Questi sono alcuni degli aspetti di un romanzo sull'infanzia, arricchito da una verve immaginativa fuori dal comune e sostenuto da un sottile filo umoristico al quale Pennac non rinuncia mai.
"E gli altri aspetti di cui non ci hai parlato?", vi chiederete voi.
Ah no, quelli li lascio scoprire a voi. Non senza prima salutarvi con l'augurio una Buona lettura.
Indicazioni utili
Adulti si nasce, bambini si diventa
“Immaginazione non significa menzogna”. Così il libro comincia, e così il libro finisce... e questo gioco di “chiudere il cerchio” qui funziona a meraviglia, ha un significato e ti rimane nel cuore.
Frizzante, irriverente, comico, ma anche toccante, coinvolgente, commovente. Prima di iniziare la lettura di questo libro (qualche anno fa, lo ammetto) non avrei scommesso un euro sulla sua piacevolezza. E invece. E invece l'ho adorato, perché è leggero e scorrevole, ma con uno stile tanto semplice e diretto dipana argomenti delicati e scene amarognole tanto da far salire le lacrime agli occhi. Un piccolo libro di crescita perfetto per qualsiasi adolescente – e non solo!

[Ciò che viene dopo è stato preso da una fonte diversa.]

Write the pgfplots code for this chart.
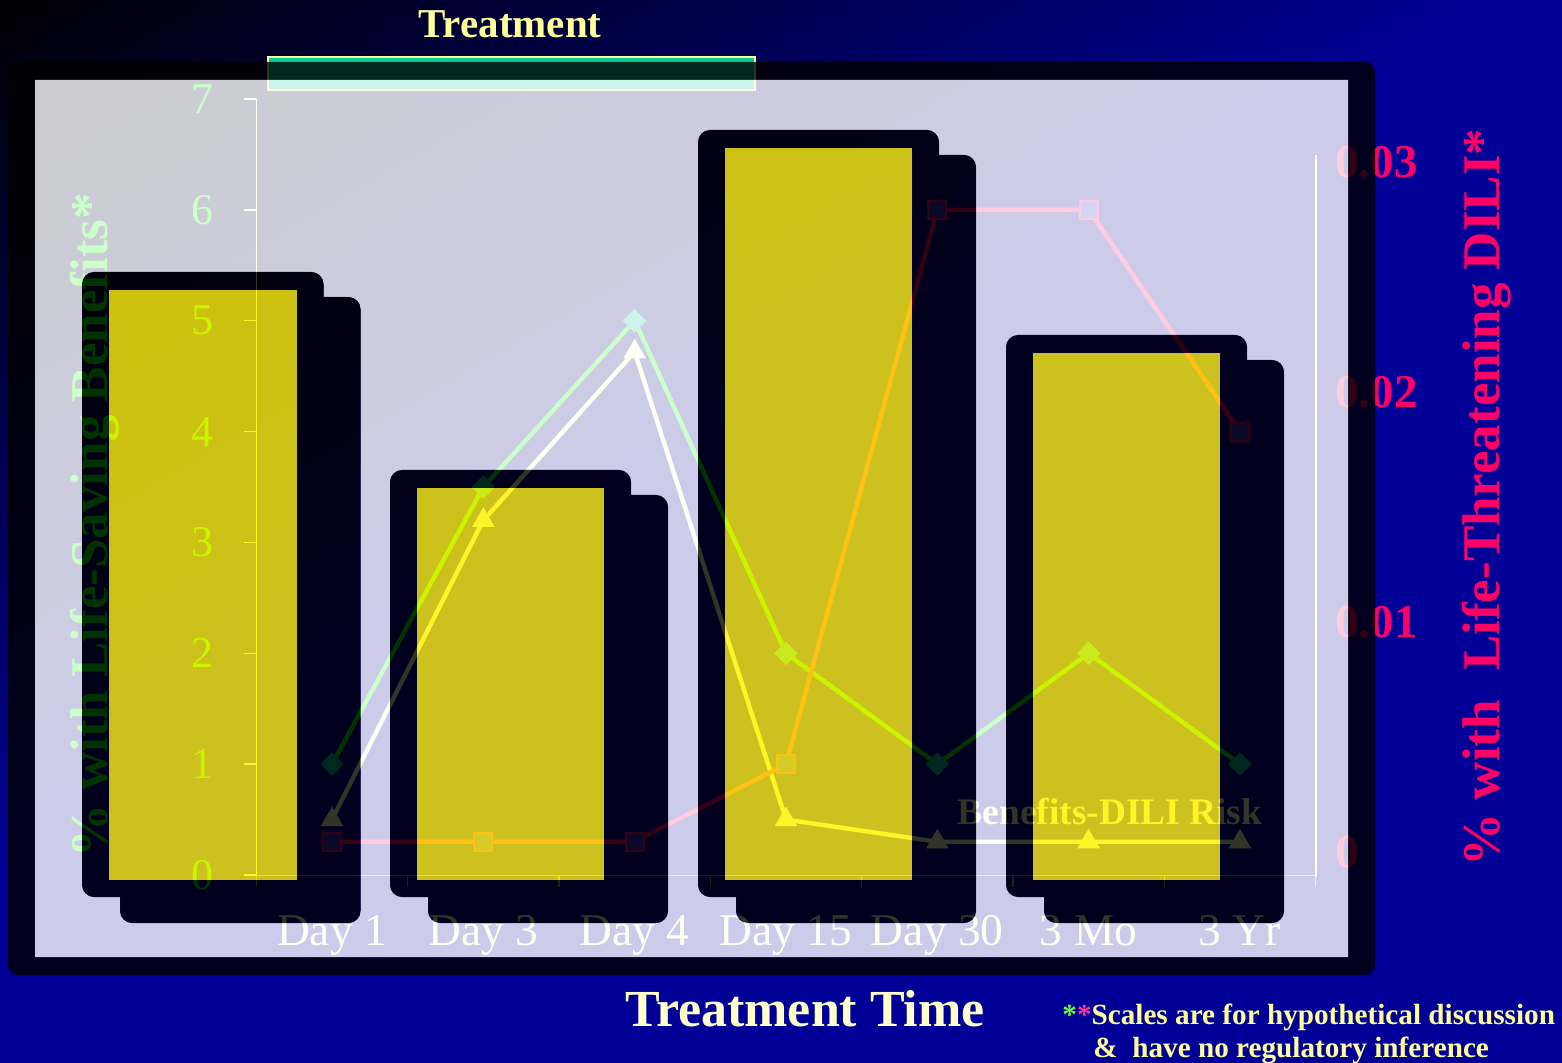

Il romanzo inizia in un'aula delle medie, dove tre ragazzini di dodici anni, Igor, Joseph e Nourdine, se la ridono guardando la caricatura buffamente disegnata del loro cattivissimo professore di francese, Monsieur Craistang. E' il tipico professore scorbutico e arcigno, con pretese troppo grandi agli occhi dei suoi poveri alunni, spaventati a morte. Quando Craistang trova la caricatura assegna un compito di punizione ai tre allievi: un tema in cui si ipotizza che durante la notte i ragazzini siano diventati adulti, mentre l'adulto più vicino a loro sia regredito a bambino di sette, otto anni. Ovviamente i tre lazzaroni decidono di non fare il compito. I problemi nascono quando, la mattina dopo, la traccia del tema diventa realtà! Da qui partono avventure e disavventure, problemi e soluzioni “infantili”... immaginate tre ragazzini costretti a dover affrontare le incombenze della vita quotidiana: gestire i bambini, capire cos'è successo loro, scorrazzare per la città in posti molto poco raccomandabili in cerca del professore – che nel frattempo è stato trasformato lui stesso in bambino.
Non vi dico altro, se non che il finale è ricco di commozione e lascia un grosso sorriso in faccia.
Ciò che ho adorato più di tutto è la crescita dei personaggi. All'inizio ci troviamo dei perfetti stereotipi: il professore cattivo, i due amici monelli, il ragazzino straniero. Ma durante le loro avventure la vita dei quattro viene a galla, si scoprono retroscena tristi e difficili da mandar giù, situazioni pesanti persino per un adulto. Lo stesso professore nasconde molto più di quello che potrebbe sembrare e alla fine l'alone di terrore che lo circonda da generazioni tra i suoi alunni scema via. Tutta la vicenda viene raccontata dal padre di Igor (morto per un'errata trasfusione di sangue), che altri non è che un fantasma con cui il bambino parla al cimitero, forse per sentirsi meno solo. E' proprio la storia di Igor, suo padre e la sua povera madre quella che mi ha toccato di più. Un bambino già troppo grande costretto a guardare la madre piangere e distruggersi per la morte del marito – che comunque si dimostra iperpresente, e alla fine capirete perché!
Un libro dolce e profondo, un velocissimo racconto di scuola con un sacco di sfumature fin troppo realistiche. Pennac ha creato davvero un capolavoro.